**Objective:**
Scan the lines below for the word "file". Copy each line you find it in.

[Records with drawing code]
** BEGIN **

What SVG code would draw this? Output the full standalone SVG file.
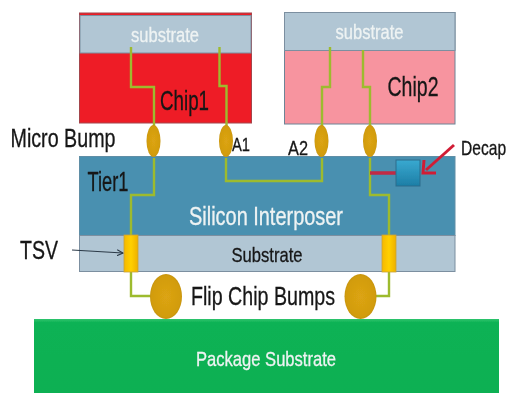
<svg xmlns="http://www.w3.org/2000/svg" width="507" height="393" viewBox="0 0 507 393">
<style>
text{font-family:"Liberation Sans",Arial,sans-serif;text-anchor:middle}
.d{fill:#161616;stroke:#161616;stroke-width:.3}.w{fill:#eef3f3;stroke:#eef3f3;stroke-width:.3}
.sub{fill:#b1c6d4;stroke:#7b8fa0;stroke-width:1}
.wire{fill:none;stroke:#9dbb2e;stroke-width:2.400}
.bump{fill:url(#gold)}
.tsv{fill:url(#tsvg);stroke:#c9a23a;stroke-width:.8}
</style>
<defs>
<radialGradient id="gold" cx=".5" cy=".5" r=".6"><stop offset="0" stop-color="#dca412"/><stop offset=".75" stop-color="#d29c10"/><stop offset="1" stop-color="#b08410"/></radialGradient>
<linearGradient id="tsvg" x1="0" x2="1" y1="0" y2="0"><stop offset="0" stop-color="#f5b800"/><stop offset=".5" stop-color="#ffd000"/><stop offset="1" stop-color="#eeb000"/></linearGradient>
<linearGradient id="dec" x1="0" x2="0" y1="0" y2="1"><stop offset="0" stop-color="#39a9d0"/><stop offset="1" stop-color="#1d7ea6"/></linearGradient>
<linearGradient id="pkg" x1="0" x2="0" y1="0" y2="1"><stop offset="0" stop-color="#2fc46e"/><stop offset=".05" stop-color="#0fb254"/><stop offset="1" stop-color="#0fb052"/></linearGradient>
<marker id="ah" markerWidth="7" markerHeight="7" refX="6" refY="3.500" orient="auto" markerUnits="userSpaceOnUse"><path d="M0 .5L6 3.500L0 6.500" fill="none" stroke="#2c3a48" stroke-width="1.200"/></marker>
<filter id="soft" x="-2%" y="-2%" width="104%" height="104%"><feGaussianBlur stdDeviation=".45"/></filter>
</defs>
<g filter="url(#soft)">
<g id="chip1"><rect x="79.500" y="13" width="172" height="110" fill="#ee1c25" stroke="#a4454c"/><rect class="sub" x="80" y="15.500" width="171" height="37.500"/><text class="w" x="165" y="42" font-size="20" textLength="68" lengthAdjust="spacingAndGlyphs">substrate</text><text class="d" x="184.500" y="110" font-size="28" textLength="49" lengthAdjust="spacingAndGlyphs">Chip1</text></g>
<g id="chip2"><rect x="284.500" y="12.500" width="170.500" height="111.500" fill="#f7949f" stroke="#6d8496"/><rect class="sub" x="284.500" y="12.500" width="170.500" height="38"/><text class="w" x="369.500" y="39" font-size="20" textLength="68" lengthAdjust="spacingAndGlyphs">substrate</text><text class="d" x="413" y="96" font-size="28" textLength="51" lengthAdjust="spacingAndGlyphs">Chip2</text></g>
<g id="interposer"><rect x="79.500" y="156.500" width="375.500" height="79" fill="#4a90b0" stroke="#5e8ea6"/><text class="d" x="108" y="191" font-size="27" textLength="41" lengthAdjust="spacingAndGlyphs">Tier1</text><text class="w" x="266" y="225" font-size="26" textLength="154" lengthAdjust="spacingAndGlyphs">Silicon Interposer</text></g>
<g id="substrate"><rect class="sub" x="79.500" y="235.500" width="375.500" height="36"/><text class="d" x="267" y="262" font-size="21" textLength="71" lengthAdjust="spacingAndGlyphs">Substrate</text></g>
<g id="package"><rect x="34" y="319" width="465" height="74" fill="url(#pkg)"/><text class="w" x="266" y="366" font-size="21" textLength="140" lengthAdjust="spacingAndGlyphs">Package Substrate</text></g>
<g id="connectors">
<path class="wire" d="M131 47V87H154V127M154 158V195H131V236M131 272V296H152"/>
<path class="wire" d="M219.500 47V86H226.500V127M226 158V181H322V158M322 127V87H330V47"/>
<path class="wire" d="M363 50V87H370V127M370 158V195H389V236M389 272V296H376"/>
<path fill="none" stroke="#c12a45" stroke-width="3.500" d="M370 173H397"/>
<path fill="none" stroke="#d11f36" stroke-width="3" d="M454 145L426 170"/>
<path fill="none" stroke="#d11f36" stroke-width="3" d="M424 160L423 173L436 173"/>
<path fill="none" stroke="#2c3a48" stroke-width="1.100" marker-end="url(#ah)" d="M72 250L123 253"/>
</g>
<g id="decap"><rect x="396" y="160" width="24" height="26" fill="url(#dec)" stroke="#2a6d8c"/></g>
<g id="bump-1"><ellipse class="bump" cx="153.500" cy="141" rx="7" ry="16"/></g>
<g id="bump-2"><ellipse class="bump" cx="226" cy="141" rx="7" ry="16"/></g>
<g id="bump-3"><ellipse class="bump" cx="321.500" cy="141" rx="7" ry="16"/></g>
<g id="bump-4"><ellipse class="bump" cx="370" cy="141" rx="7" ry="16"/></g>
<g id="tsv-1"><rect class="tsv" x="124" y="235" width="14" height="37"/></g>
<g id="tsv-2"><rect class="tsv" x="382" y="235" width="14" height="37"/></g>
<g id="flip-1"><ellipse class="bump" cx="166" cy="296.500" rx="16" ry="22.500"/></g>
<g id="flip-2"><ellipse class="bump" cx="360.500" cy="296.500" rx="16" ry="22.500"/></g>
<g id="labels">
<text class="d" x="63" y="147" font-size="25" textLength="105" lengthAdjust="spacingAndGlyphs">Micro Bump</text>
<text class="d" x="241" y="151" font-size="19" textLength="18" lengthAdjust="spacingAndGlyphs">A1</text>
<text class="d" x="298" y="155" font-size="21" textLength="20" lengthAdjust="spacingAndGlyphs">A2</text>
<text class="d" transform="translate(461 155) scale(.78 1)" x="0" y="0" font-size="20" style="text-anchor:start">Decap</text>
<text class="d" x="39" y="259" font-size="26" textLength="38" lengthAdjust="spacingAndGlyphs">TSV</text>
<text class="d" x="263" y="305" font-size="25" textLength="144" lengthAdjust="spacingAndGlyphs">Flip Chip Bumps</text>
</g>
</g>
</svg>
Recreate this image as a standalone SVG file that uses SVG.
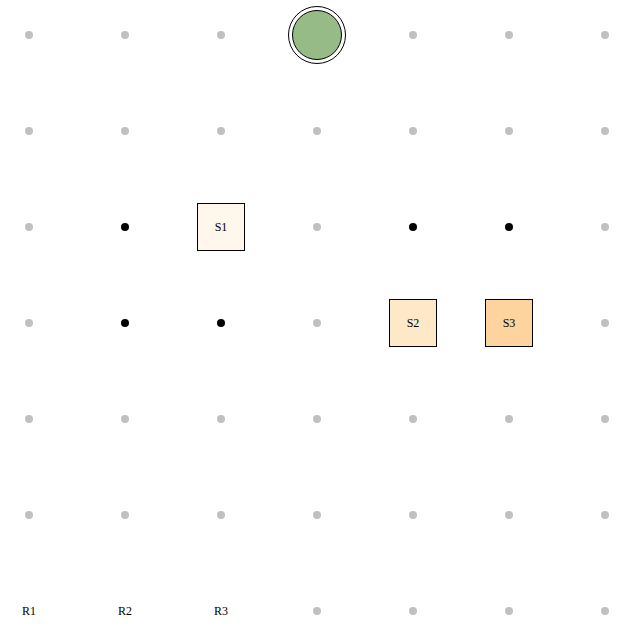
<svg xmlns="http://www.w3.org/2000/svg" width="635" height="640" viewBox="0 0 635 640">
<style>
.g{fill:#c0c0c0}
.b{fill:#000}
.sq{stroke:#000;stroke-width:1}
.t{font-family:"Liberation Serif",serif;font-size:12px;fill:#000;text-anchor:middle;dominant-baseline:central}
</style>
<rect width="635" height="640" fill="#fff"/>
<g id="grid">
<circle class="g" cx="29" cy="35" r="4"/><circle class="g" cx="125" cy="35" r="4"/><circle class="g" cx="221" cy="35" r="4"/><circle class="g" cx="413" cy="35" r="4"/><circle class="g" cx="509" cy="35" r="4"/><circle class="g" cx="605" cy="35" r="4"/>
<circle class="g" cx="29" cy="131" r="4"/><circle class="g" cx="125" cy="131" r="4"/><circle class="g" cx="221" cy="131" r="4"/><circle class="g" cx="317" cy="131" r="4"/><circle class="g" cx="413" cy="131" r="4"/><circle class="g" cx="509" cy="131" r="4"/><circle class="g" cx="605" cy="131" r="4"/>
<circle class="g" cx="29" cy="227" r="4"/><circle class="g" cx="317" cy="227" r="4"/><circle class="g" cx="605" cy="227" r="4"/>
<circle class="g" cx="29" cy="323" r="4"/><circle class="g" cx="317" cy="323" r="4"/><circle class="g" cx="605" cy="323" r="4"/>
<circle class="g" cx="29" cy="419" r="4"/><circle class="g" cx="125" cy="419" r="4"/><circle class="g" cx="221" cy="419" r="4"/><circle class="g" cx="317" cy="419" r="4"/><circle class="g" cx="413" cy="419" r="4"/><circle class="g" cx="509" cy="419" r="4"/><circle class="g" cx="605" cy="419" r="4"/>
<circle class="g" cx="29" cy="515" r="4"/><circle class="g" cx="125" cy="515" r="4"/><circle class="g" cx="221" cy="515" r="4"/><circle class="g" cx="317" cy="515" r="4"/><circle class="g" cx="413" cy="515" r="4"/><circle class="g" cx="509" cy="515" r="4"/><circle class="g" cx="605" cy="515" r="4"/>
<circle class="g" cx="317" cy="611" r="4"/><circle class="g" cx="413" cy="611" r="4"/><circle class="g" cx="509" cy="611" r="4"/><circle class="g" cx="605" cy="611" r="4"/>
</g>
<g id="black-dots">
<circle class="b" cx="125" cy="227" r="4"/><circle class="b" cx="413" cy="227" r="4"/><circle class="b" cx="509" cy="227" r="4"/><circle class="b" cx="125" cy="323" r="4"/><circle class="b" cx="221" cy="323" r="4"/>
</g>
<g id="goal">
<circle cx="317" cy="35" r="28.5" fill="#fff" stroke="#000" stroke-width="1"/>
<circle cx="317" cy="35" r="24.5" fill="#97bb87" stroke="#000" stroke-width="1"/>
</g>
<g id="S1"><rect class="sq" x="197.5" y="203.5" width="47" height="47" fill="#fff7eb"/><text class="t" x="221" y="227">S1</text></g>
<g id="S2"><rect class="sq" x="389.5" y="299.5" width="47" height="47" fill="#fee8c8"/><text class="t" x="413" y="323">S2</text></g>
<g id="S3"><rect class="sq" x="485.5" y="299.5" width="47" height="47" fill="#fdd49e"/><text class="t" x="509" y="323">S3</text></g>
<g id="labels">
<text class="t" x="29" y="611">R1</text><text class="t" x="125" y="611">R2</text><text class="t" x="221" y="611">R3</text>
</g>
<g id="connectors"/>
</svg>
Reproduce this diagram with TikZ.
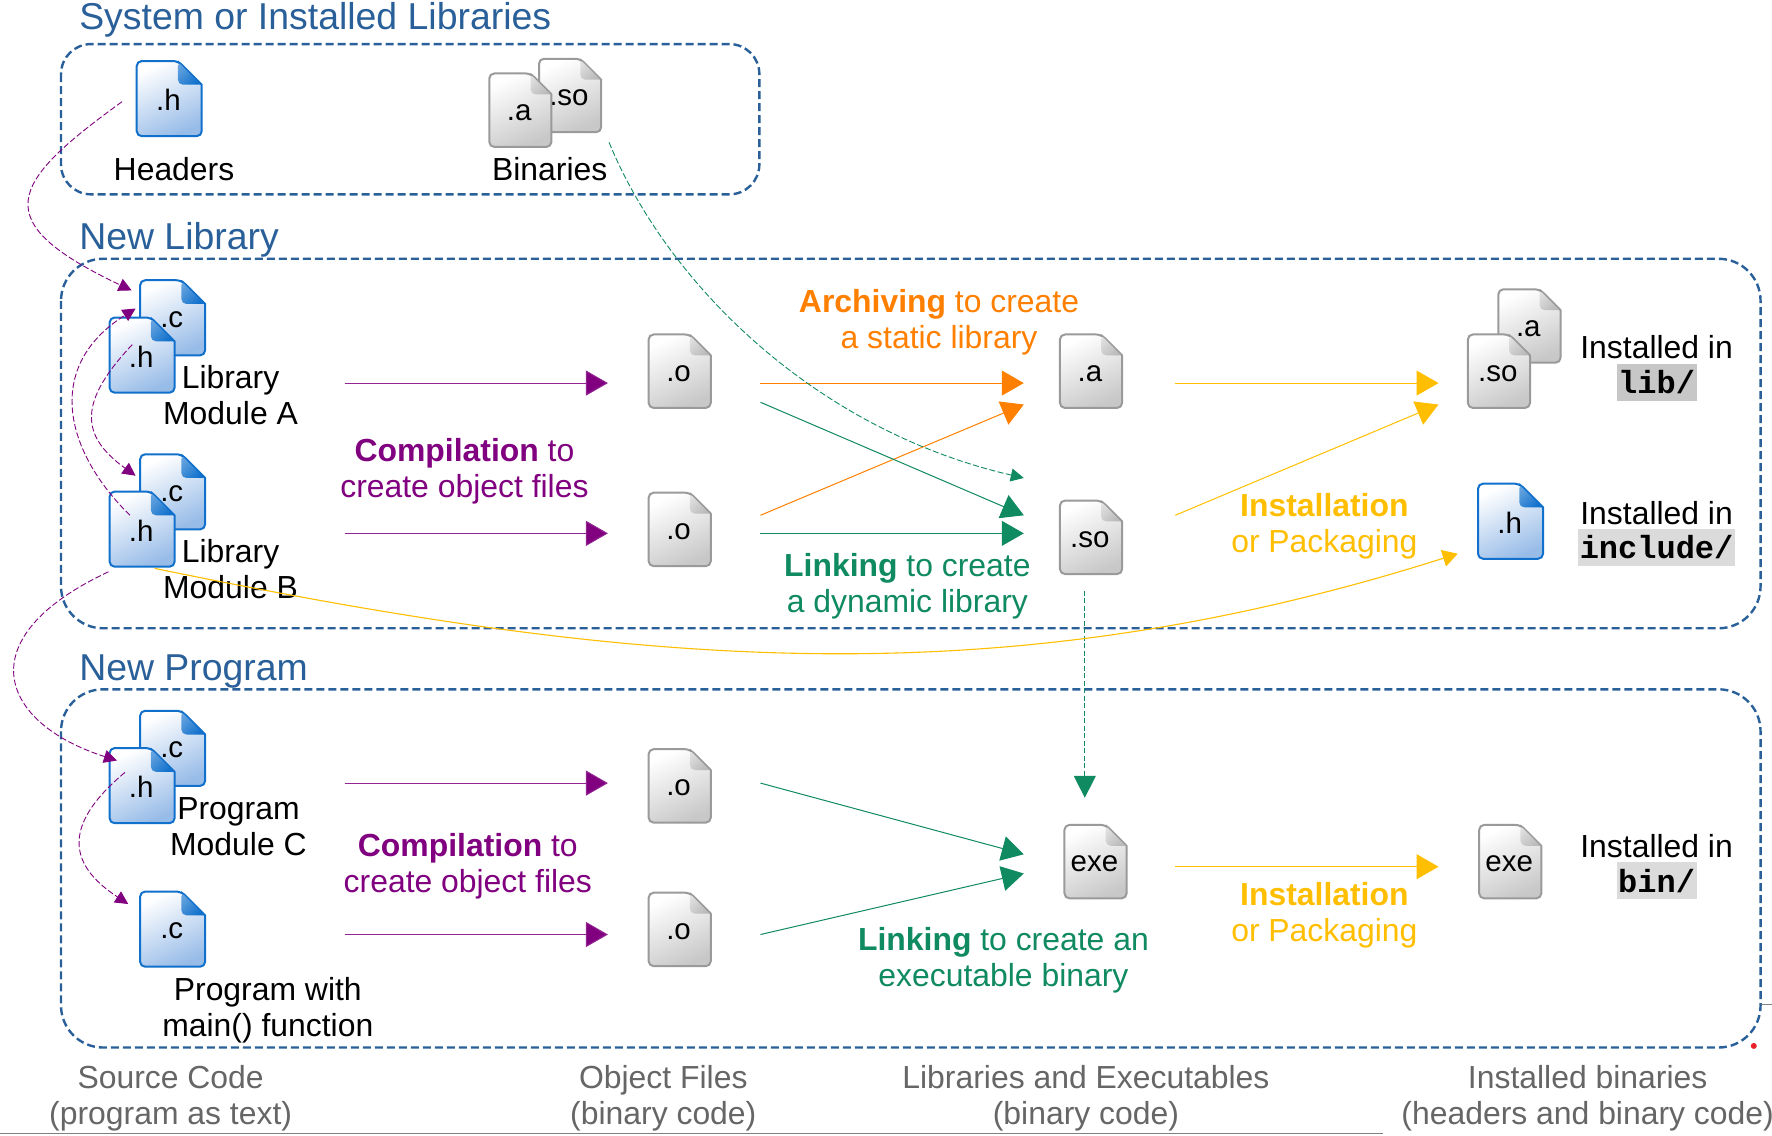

** END **

**Written response:**
What SVG code would draw this? Output the full standalone SVG file.
Recreate this image as a standalone SVG file that uses SVG.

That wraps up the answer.